The circadian routine of movement in Maratus marinus is dependent upon photoreceptors in its three secondary eye pairs, a biological process which probably extends to the salticid family. Like most jumping spiders, Maratus marinus is also a 'hopper', although it does exercise stealthy locomotion when pursuing prey.

==Behaviour==

=== Display and communication ===
In looks, Maratus marinus is atypical to the vibrant peacock spiders of its genus. However, display behaviors of communication and courting can justify its classification if it is needed. A diverse repertoire of display interactions is performed by the seashore jumper intraspecifically, with around 21 displays overall. Among the display elements are two abdomen twitching motions: raising the abdomen up and down, and rotating the raised abdomen. These are noticed in male to female interactions incorporated in a zigzagging dance approach when away from a nest, or as stationary displays at a female's nest. The twitch abdomen is also noticed in male-male interactions specifically at nest sites, between a resident and an intruder spider. The most intricate display of male-male dominance or aggression is quadrupedal posturing when away from nest sites, involving a raised cephalothorax, tilted-up abdomen, and leg pairs 1 and 3 held erect.

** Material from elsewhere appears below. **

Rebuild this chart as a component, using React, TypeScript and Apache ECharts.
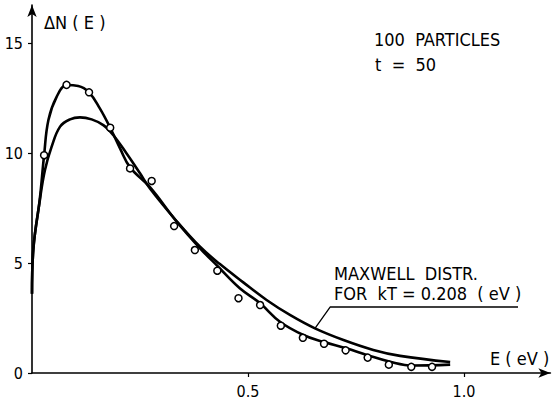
import React, { useEffect, useRef } from "react";
import * as echarts from "echarts";

// Simulation points (E in eV, ΔN)
const pointE = [0.028, 0.08, 0.132, 0.181, 0.227, 0.277, 0.329, 0.377, 0.429, 0.478, 0.528, 0.576, 0.627, 0.676, 0.726, 0.777, 0.826, 0.878, 0.926];
const pointN = [9.9, 13.1, 12.76, 11.15, 9.3, 8.73, 6.68, 5.59, 4.65, 3.4, 3.09, 2.15, 1.6, 1.33, 1.03, 0.7, 0.38, 0.28, 0.28];

// Fitted curve through simulation points
const fitE = [0, 0.003, 0.018, 0.028, 0.038, 0.057, 0.08, 0.107, 0.132, 0.157, 0.181, 0.204, 0.227, 0.273, 0.335, 0.389, 0.431, 0.481, 0.528, 0.574, 0.628, 0.674, 0.728, 0.775, 0.829, 0.882, 0.968];
const fitN = [3.6, 5.6, 7.9, 9.9, 11.5, 12.55, 13.09, 13.05, 12.76, 12.03, 11.15, 10.2, 9.35, 8.45, 6.88, 5.67, 4.83, 3.85, 3.17, 2.33, 1.73, 1.42, 1.12, 0.82, 0.51, 0.34, 0.38];

// Maxwell distribution curve kT = 0.208 eV
const maxE = [0, 0.003, 0.0185, 0.03, 0.0455, 0.065, 0.088, 0.111, 0.138, 0.165, 0.188, 0.219, 0.25, 0.273, 0.335, 0.389, 0.435, 0.489, 0.543, 0.597, 0.655, 0.721, 0.79, 0.852, 0.968];
const maxN = [3.6, 5.6, 7.9, 9.23, 10.29, 11.2, 11.53, 11.62, 11.53, 11.27, 10.82, 9.98, 9.08, 8.39, 6.9, 5.74, 4.95, 4.12, 3.32, 2.64, 2.03, 1.5, 1.05, 0.78, 0.5];

// Leader line + underline of the annotation (data coords)
const leaderE = [0.655, 0.69, 1.125];
const leaderN = [2.03, 3.0, 3.0];

const yTicks = [0, 5, 10, 15];
const xTicks = [0.5, 1.0];
const xTickLabels = ["0.5", "1.0"];

const FONT = "DejaVu Sans Condensed";

export default function App() {
  const ref = useRef<HTMLDivElement>(null);
  useEffect(() => {
    const chart = echarts.init(ref.current!, null, { renderer: "svg" });
    const zip = (a: number[], b: number[]) => a.map((v, i) => [v, b[i]]);
    chart.setOption({
      animation: false,
      backgroundColor: "#fff",
      grid: { left: 32, right: 3.6, top: 5, bottom: 30 },
      xAxis: {
        type: "value",
        min: 0,
        max: 1.2,
        splitLine: { show: false },
        axisLine: { show: true, symbol: ["none", "arrow"], symbolSize: [7, 12], lineStyle: { color: "#000", width: 1.6 } },
        axisTick: { show: true, customValues: xTicks, length: 4, lineStyle: { color: "#000", width: 1.2 } },
        axisLabel: {
          customValues: xTicks,
          formatter: (v: number) => xTickLabels[xTicks.indexOf(v)] ?? "",
          color: "#000",
          fontFamily: FONT,
          fontSize: 16,
          margin: 10,
        },
      },
      yAxis: {
        type: "value",
        min: 0,
        max: 16.73,
        splitLine: { show: false },
        axisLine: { show: true, symbol: ["none", "arrow"], symbolSize: [7, 12], lineStyle: { color: "#000", width: 1.6 } },
        axisTick: { show: true, customValues: yTicks, length: 4, lineStyle: { color: "#000", width: 1.2 } },
        axisLabel: {
          customValues: yTicks,
          color: "#000",
          fontFamily: FONT,
          fontSize: 16,
          margin: 9,
        },
      },
      series: [
        {
          type: "line",
          data: zip(maxE, maxN),
          smooth: 0.4,
          showSymbol: false,
          lineStyle: { color: "#000", width: 2.6 },
          z: 2,
        },
        {
          type: "line",
          data: zip(fitE, fitN),
          smooth: 0.4,
          showSymbol: false,
          lineStyle: { color: "#000", width: 2.6 },
          z: 2,
        },
        {
          type: "line",
          data: zip(leaderE, leaderN),
          showSymbol: false,
          lineStyle: { color: "#000", width: 1.3 },
          z: 2,
        },
        {
          type: "scatter",
          data: zip(pointE, pointN),
          symbol: "circle",
          symbolSize: 7,
          itemStyle: { color: "#fff", borderColor: "#000", borderWidth: 1.5, opacity: 1 },
          z: 5,
        },
      ],
      graphic: [
        { type: "text", left: 44, top: 13, style: { text: "ΔN ( E )", font: `18px '${FONT}'`, fill: "#000" } },
        { type: "text", left: 374, top: 30, style: { text: "100  PARTICLES", font: `18px '${FONT}'`, fill: "#000" } },
        { type: "text", left: 375, top: 55, style: { text: "t  =  50", font: `18px '${FONT}'`, fill: "#000" } },
        { type: "text", left: 334, top: 264, style: { text: "MAXWELL  DISTR.", font: `18px '${FONT}'`, fill: "#000" } },
        { type: "text", left: 334, top: 284, style: { text: "FOR  kT = 0.208  ( eV )", font: `18px '${FONT}'`, fill: "#000" } },
        { type: "text", left: 490, top: 349, style: { text: "E ( eV )", font: `18px '${FONT}'`, fill: "#000" } },
      ],
    });
    return () => chart.dispose();
  }, []);
  return <div ref={ref} style={{ width: 554, height: 403, position: "absolute", left: 0, top: 0 }} />;
}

Several other displays are carried out by Maratus marinus, sorted across same-sex and opposite-sex interactions and depending on proximity to a nest.

Apart from using visual identification, it has not been conclusively found that male Maratus marinus can identify a conspecific female by odor (airborne pheromones) alone. It can engage in competitive male-male interactions to a certain extent, when initially sensing heterospecific pheromones. More effective pheromonal communication occurs in Maratus marinus via pheromones immersed in silk. These contact pheromones are emitted by females in webbing, allowing the pheromones to persist longer. Receiving spiders do so by using chemosensitive chelicerates and may be able to detect specific information about the emitting female, like aggressive or cannibalistic tendencies.

=== Cannibalism ===
Cannibalism has been observed in the species away from nest sites and occurs at higher percentages in female-female interactions, followed by female-male cannibalism. Cannibalism occurs at relatively lower percentages in male-female interactions (where males kill and eat females), and male-male interactions.

===Diet and hunting behaviour===
Unlike most spiders that catch prey in their webbing, salticids are diurnal spiders that are visually advanced to hunt prey. Maratus marinus is capable of catching and devouring prey larger than itself, and hunts insects like flies and moths of its environment. However, it stalks moths that are cryptic against a matching background less than moths against a background contrasting them, most likely because it cannot easily perceive the moth prey. The original observations of Goyen in 1892 note the running and pausing movement towards prey, with rubbing of the pedipalps together.

More recent studies have explored the detouring behavior of salticids like Maratus marinus to approach prey subtly before pouncing. The studies found that detours are initiated regardless of whether prey shows movement or not, and that the spider regularly detours and re-orients itself until it is in a position to attack the prey.

== Predators ==
Goyen described the pursuit of Maratus marinus by another spider, where M. marinus ran and leapt with its prey and resorted to jumping off a rock and hanging from a single web strand to escape.